** Aim of the exercise **
Copy out all lines with the word "this" in them.

╭─ Recorded information

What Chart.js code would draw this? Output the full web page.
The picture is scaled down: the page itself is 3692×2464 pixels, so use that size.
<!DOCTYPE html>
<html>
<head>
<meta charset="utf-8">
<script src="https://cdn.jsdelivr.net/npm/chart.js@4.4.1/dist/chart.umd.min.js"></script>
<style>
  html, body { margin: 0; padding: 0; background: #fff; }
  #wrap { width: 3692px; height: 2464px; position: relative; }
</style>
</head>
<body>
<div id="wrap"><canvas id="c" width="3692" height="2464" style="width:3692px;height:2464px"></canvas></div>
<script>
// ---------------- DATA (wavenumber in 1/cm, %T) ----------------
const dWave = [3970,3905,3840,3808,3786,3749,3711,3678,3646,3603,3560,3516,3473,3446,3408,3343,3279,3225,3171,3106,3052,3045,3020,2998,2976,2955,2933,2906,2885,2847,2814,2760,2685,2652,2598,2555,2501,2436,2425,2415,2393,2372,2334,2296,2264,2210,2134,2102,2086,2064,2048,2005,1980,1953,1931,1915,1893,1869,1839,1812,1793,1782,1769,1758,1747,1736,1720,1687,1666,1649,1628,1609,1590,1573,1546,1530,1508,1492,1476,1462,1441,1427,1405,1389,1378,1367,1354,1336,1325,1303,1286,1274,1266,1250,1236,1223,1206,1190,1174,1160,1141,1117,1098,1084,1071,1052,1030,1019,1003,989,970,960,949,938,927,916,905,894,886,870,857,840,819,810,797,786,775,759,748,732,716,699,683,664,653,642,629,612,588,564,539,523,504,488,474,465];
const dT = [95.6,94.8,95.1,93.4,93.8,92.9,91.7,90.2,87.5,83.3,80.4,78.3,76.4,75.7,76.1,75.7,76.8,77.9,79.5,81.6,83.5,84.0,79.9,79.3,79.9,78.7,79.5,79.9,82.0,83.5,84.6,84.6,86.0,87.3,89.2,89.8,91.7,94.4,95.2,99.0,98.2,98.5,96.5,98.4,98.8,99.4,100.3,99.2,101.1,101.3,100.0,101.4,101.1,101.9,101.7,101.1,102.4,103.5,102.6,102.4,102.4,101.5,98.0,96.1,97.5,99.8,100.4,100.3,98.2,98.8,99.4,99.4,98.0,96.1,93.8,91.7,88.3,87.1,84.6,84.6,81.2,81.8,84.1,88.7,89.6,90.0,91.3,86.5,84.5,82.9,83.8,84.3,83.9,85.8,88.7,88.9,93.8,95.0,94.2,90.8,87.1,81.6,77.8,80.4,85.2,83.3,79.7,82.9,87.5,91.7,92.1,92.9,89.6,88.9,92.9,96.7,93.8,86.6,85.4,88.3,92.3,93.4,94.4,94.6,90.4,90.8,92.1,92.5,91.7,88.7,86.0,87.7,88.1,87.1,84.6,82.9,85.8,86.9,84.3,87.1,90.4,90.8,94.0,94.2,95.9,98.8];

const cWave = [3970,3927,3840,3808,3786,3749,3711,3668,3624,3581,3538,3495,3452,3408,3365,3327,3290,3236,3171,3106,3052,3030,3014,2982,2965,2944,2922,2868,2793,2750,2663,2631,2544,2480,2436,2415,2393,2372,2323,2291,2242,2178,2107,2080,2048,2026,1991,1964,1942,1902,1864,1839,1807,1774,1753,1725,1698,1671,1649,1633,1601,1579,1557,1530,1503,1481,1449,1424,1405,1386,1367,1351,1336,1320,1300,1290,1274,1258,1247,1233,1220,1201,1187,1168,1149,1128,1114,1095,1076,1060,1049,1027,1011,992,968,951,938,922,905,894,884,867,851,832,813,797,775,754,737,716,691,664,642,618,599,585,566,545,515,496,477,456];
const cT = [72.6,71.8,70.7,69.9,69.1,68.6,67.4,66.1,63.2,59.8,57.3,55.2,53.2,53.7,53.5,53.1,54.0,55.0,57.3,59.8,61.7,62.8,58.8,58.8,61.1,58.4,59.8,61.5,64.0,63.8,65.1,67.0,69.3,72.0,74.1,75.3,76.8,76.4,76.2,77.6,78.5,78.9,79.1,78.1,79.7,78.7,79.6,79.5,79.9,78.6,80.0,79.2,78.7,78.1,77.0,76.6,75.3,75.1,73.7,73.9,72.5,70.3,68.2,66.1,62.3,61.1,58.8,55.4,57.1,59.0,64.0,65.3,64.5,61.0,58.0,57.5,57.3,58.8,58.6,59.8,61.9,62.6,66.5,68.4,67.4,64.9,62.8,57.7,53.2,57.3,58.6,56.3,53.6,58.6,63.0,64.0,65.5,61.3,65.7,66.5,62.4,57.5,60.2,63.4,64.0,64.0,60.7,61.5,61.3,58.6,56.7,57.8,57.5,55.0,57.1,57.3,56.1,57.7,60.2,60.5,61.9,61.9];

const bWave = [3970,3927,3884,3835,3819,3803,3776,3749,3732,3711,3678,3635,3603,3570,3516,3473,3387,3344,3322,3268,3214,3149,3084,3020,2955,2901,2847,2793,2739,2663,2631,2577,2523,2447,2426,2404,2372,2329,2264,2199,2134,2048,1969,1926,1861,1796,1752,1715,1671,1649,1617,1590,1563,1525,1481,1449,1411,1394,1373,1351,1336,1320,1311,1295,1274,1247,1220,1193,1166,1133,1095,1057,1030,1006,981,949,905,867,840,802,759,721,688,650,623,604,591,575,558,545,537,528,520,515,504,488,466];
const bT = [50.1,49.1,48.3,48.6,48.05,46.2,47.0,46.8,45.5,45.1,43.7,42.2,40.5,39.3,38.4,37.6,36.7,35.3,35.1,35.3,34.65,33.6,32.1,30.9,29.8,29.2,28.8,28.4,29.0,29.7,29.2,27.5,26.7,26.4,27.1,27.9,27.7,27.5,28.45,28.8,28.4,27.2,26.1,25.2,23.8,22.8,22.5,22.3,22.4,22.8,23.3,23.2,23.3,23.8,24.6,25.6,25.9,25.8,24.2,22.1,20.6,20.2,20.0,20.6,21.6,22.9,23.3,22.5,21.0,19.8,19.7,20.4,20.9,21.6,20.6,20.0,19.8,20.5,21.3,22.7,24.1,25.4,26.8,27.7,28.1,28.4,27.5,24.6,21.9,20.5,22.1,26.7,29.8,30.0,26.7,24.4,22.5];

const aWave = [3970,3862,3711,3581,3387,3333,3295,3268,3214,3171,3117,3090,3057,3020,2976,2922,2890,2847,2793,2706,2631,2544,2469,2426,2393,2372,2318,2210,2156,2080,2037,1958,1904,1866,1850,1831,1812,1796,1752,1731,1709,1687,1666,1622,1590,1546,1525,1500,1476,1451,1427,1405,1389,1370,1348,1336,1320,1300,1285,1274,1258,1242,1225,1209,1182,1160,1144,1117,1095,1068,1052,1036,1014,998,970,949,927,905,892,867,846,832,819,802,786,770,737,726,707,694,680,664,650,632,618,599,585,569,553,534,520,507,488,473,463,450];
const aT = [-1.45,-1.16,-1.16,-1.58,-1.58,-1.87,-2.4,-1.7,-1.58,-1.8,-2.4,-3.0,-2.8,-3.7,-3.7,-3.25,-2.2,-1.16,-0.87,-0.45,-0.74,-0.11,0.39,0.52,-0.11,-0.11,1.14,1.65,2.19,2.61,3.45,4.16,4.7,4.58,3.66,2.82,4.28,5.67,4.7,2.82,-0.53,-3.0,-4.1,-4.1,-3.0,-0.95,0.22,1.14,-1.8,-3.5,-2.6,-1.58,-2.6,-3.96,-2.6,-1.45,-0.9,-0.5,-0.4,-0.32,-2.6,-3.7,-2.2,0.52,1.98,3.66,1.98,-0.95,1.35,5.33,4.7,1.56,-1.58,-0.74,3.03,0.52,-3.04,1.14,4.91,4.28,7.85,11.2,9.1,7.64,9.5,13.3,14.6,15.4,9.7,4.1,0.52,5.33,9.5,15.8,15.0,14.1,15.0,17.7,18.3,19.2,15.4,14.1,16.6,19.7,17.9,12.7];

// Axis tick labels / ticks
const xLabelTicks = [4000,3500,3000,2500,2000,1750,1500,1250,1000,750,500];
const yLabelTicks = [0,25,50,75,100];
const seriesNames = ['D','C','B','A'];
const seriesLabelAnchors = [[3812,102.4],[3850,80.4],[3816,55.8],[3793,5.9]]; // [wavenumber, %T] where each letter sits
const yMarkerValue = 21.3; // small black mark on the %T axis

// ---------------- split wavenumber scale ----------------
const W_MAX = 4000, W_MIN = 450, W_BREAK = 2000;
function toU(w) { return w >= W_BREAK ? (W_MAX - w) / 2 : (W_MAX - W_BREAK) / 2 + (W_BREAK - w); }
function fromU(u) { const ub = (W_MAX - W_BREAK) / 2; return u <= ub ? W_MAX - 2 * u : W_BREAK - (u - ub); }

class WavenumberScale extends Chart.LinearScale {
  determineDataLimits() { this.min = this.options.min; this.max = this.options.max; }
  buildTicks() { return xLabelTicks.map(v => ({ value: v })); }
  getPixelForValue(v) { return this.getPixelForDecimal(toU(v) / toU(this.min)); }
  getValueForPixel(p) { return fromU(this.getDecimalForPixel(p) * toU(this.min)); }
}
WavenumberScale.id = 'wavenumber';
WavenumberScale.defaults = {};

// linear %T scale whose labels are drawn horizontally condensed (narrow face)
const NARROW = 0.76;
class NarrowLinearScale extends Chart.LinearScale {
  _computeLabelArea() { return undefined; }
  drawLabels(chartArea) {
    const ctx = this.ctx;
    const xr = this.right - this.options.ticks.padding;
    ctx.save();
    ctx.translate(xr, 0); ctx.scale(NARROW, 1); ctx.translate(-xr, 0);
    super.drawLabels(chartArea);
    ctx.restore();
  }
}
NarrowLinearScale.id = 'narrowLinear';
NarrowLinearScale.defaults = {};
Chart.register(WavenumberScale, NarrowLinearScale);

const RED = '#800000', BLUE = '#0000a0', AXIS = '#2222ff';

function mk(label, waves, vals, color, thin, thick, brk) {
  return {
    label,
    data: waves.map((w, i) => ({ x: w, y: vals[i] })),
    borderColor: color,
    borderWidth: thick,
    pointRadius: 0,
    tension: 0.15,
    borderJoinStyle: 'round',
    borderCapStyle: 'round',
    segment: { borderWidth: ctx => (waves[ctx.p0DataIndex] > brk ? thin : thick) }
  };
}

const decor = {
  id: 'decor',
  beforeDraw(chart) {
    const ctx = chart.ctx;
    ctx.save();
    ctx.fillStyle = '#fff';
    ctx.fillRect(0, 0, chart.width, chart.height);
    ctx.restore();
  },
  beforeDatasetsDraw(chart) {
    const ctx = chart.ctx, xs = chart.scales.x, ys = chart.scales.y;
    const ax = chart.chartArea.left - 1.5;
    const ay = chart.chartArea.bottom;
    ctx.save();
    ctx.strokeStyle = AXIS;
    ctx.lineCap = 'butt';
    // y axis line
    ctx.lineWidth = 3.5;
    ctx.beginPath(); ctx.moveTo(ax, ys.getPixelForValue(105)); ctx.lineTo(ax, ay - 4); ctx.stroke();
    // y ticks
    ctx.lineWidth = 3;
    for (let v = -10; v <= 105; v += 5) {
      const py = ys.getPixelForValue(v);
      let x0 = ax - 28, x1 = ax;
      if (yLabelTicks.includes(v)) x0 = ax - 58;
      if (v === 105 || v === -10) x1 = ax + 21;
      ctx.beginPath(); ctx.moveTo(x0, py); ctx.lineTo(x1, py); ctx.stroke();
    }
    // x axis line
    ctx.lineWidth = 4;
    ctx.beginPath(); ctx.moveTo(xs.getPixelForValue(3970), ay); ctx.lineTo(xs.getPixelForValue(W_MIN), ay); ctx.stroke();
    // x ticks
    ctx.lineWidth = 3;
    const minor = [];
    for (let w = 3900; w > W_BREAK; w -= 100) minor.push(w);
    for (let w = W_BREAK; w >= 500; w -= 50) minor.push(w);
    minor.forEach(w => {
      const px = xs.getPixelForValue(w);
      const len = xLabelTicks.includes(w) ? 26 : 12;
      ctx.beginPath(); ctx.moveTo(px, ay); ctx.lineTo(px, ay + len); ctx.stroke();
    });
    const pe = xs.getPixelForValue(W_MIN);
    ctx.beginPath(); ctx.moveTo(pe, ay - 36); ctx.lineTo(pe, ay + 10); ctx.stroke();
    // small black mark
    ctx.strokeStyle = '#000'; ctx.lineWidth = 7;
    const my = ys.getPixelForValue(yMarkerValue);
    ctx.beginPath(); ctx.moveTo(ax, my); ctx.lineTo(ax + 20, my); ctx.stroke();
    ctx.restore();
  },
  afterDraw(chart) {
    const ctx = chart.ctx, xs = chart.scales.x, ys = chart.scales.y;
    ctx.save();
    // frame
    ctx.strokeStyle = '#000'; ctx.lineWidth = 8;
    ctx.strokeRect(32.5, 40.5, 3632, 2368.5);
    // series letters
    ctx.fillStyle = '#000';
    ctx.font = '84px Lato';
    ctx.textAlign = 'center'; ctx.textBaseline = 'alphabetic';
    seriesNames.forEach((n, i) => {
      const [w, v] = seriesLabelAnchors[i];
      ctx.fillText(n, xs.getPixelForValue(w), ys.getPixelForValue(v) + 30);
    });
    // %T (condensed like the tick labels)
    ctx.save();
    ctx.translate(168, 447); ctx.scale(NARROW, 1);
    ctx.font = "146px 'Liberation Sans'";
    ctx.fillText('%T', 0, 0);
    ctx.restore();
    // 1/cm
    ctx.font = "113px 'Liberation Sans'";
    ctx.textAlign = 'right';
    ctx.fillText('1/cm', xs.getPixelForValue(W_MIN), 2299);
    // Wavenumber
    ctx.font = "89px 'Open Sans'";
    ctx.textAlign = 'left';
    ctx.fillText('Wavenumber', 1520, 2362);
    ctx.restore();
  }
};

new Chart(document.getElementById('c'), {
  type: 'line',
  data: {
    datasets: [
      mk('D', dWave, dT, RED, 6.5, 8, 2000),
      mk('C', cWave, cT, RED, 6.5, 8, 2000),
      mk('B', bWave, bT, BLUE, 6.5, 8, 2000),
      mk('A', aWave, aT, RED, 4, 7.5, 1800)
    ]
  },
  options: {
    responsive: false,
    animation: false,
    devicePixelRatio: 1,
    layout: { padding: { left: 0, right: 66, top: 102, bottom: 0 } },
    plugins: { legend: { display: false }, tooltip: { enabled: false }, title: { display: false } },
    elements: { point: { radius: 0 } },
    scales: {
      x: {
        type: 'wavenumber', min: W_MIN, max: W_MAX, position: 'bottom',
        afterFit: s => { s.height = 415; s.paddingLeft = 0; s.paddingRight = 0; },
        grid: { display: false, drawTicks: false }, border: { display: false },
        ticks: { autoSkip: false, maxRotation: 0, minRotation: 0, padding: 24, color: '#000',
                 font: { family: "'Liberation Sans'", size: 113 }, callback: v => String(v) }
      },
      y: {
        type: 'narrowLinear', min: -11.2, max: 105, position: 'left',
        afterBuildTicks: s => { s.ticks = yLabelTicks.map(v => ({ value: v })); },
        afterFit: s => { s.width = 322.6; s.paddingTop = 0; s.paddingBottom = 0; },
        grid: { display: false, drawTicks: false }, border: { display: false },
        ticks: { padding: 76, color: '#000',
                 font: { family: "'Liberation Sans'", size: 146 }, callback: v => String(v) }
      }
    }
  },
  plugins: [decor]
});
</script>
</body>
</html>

╰─

** Written response **
What Chart.js code would draw this? Output the full web page.
  determineDataLimits() { this.min = this.options.min; this.max = this.options.max; }
  getPixelForValue(v) { return this.getPixelForDecimal(toU(v) / toU(this.min)); }
  getValueForPixel(p) { return fromU(this.getDecimalForPixel(p) * toU(this.min)); }
    const ctx = this.ctx;
    const xr = this.right - this.options.ticks.padding;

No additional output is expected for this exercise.